## Goal
Read the lines below. Copy out any that hold the string "this".

____

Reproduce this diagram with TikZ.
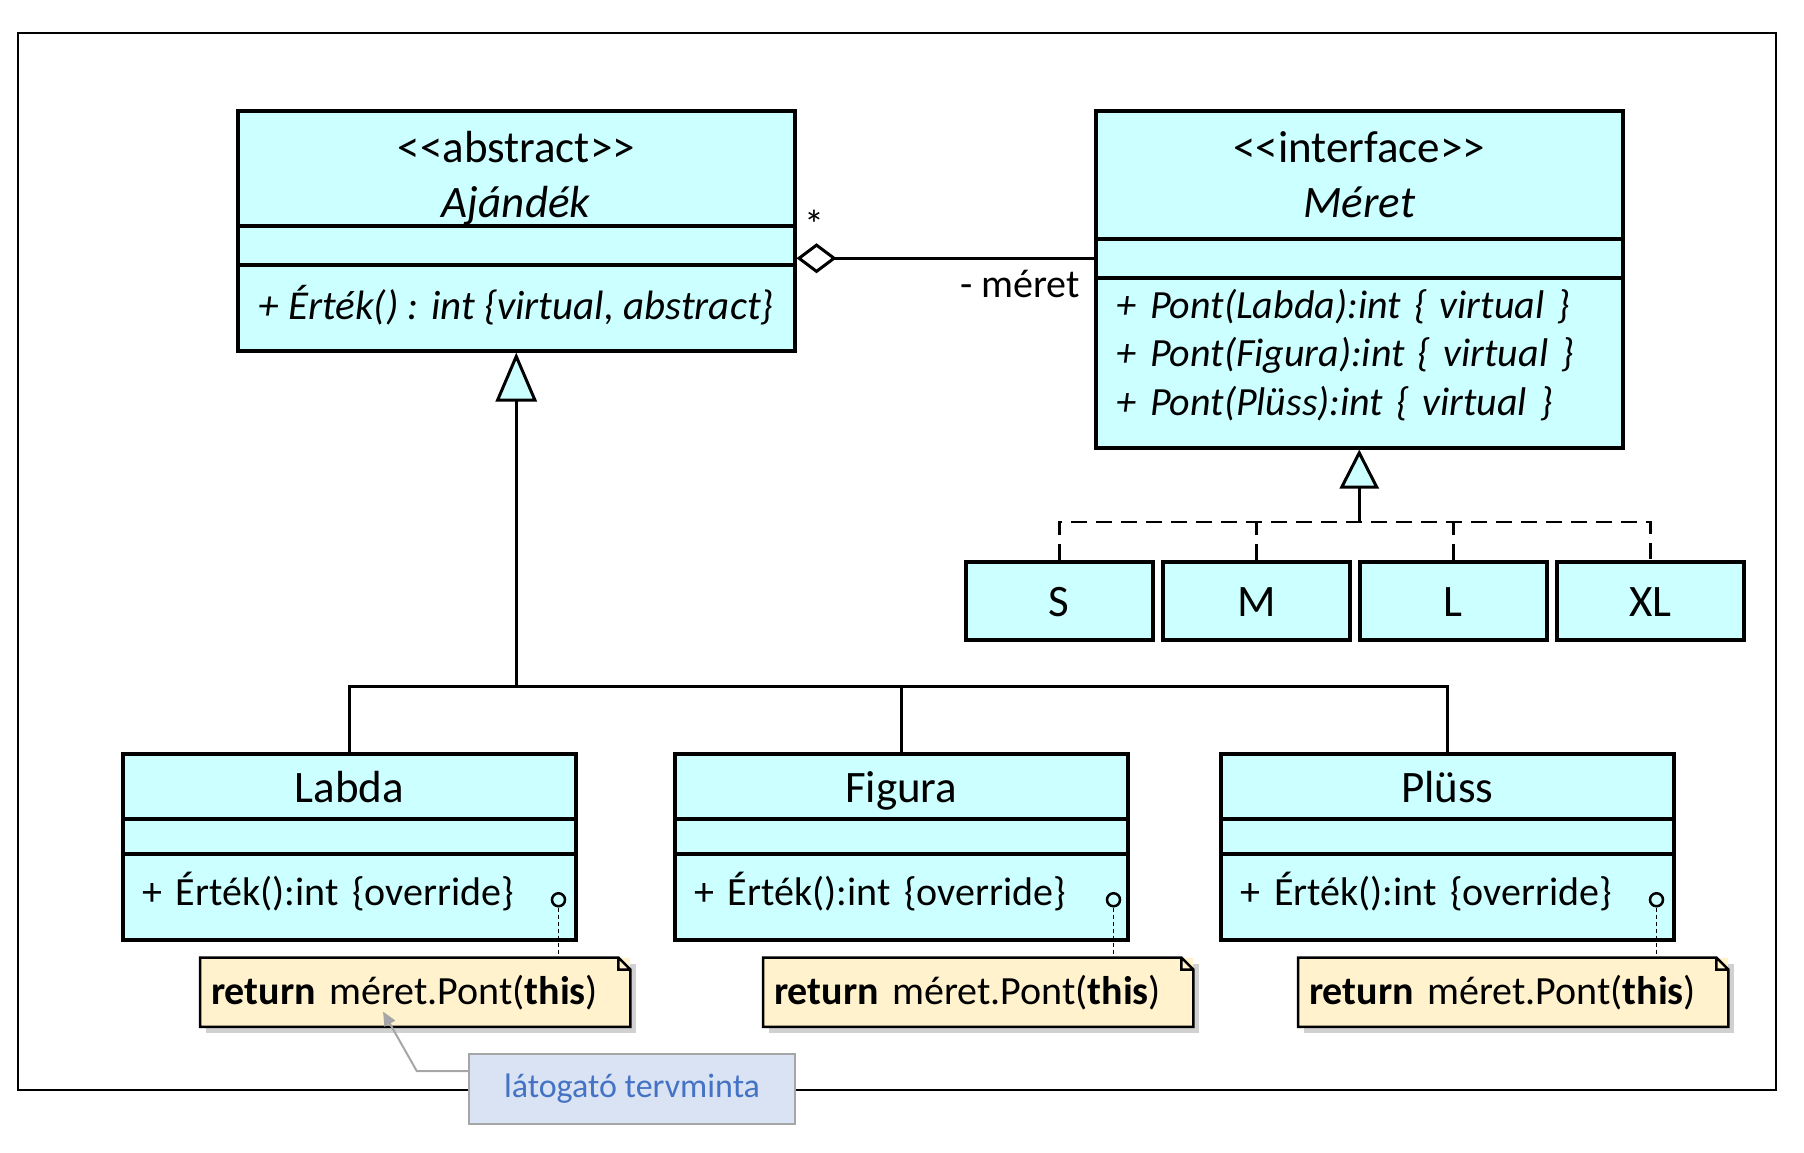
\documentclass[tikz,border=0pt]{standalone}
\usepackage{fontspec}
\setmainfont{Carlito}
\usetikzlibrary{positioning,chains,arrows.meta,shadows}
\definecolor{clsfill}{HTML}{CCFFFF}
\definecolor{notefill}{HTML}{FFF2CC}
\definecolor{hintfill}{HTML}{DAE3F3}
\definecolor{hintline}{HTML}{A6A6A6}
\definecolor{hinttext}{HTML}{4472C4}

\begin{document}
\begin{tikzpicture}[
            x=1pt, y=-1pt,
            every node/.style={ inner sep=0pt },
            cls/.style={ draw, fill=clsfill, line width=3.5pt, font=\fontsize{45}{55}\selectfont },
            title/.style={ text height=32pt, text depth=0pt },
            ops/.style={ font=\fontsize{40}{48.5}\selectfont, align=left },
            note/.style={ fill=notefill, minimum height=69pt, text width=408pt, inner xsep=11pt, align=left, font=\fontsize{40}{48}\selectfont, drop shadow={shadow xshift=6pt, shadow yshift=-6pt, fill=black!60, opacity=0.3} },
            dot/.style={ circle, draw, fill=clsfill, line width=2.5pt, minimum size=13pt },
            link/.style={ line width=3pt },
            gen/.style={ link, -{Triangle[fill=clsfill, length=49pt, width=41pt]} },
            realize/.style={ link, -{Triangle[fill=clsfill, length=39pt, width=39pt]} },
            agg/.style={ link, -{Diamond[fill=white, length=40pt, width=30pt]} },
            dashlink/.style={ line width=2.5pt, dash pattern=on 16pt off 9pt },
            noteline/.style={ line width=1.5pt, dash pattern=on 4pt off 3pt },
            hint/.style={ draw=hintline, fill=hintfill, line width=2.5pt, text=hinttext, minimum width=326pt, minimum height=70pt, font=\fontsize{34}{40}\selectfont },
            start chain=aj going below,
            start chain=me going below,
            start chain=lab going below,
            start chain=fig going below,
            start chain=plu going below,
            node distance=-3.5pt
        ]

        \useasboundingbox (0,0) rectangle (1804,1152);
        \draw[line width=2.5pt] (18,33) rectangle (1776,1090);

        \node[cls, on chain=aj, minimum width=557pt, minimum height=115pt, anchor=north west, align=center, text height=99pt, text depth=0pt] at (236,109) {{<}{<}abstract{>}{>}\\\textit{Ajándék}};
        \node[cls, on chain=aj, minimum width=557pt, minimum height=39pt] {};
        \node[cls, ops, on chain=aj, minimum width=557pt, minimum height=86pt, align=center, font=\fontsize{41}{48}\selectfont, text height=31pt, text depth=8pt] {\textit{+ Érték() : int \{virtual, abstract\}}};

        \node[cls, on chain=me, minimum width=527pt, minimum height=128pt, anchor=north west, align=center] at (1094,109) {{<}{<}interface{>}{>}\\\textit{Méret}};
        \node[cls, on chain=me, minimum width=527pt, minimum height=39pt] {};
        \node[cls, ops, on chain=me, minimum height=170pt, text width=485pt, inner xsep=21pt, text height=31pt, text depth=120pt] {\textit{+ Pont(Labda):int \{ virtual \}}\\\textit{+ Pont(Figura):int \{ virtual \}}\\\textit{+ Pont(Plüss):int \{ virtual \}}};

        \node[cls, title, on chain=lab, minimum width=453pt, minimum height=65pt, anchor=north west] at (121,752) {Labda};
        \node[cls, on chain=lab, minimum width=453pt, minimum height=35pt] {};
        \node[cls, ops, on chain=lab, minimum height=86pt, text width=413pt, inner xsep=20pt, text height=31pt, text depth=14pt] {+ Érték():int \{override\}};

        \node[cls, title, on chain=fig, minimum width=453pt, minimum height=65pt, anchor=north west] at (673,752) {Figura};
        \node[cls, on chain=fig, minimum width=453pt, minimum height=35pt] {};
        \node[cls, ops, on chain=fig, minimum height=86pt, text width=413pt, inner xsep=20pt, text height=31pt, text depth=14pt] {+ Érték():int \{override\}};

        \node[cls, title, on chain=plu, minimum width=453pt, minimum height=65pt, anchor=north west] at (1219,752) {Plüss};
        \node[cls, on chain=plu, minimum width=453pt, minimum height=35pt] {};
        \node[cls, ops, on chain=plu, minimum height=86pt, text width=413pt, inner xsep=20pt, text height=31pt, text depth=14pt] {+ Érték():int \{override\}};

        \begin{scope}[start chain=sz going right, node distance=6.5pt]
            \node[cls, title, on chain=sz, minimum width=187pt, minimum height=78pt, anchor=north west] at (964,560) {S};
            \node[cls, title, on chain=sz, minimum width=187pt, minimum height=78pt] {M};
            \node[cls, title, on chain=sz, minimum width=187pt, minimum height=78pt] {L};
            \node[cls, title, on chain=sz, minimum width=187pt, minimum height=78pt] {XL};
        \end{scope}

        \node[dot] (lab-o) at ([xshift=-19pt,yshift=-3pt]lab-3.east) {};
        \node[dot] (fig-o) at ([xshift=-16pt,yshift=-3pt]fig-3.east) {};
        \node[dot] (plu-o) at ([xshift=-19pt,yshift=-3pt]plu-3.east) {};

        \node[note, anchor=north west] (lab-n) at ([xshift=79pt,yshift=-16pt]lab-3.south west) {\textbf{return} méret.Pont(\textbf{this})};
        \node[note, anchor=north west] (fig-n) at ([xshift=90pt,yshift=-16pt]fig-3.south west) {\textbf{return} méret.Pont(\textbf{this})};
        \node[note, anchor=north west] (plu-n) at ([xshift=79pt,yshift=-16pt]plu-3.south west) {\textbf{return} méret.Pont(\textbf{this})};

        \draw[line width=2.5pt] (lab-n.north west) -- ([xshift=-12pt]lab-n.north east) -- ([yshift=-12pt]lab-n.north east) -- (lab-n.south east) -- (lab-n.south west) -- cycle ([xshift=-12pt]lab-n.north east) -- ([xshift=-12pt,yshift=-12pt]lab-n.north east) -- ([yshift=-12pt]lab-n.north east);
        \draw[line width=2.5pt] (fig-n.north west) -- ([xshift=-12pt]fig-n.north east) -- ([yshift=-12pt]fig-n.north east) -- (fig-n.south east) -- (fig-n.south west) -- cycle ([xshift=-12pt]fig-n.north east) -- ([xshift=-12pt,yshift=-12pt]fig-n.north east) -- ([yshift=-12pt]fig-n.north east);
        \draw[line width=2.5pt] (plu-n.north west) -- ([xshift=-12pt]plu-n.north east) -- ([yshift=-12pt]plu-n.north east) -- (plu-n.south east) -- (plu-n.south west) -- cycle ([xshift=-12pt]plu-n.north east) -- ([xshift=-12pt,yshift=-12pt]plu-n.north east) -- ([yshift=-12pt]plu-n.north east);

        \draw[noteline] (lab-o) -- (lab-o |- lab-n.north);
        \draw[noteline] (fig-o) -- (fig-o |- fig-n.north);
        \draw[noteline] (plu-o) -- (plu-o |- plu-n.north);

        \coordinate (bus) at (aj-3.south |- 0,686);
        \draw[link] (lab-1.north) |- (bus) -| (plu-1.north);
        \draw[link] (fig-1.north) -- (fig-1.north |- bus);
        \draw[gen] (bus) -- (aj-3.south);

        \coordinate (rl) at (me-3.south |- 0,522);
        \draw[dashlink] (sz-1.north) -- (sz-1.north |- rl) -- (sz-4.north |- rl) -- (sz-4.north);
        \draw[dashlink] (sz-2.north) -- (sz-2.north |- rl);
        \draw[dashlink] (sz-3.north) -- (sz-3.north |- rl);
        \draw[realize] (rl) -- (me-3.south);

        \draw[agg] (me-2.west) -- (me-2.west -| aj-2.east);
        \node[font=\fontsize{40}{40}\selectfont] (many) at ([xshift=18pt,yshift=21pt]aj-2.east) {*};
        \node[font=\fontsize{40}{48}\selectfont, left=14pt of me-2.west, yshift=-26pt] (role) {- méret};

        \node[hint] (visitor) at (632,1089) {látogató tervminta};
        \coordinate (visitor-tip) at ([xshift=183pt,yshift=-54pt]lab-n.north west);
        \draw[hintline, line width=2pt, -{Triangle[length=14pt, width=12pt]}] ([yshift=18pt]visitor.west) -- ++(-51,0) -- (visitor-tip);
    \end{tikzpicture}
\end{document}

____

## Written reply
Reproduce this diagram with TikZ.
        \node[note, anchor=north west] (lab-n) at ([xshift=79pt,yshift=-16pt]lab-3.south west) {\textbf{return} méret.Pont(\textbf{this})};
        \node[note, anchor=north west] (fig-n) at ([xshift=90pt,yshift=-16pt]fig-3.south west) {\textbf{return} méret.Pont(\textbf{this})};
        \node[note, anchor=north west] (plu-n) at ([xshift=79pt,yshift=-16pt]plu-3.south west) {\textbf{return} méret.Pont(\textbf{this})};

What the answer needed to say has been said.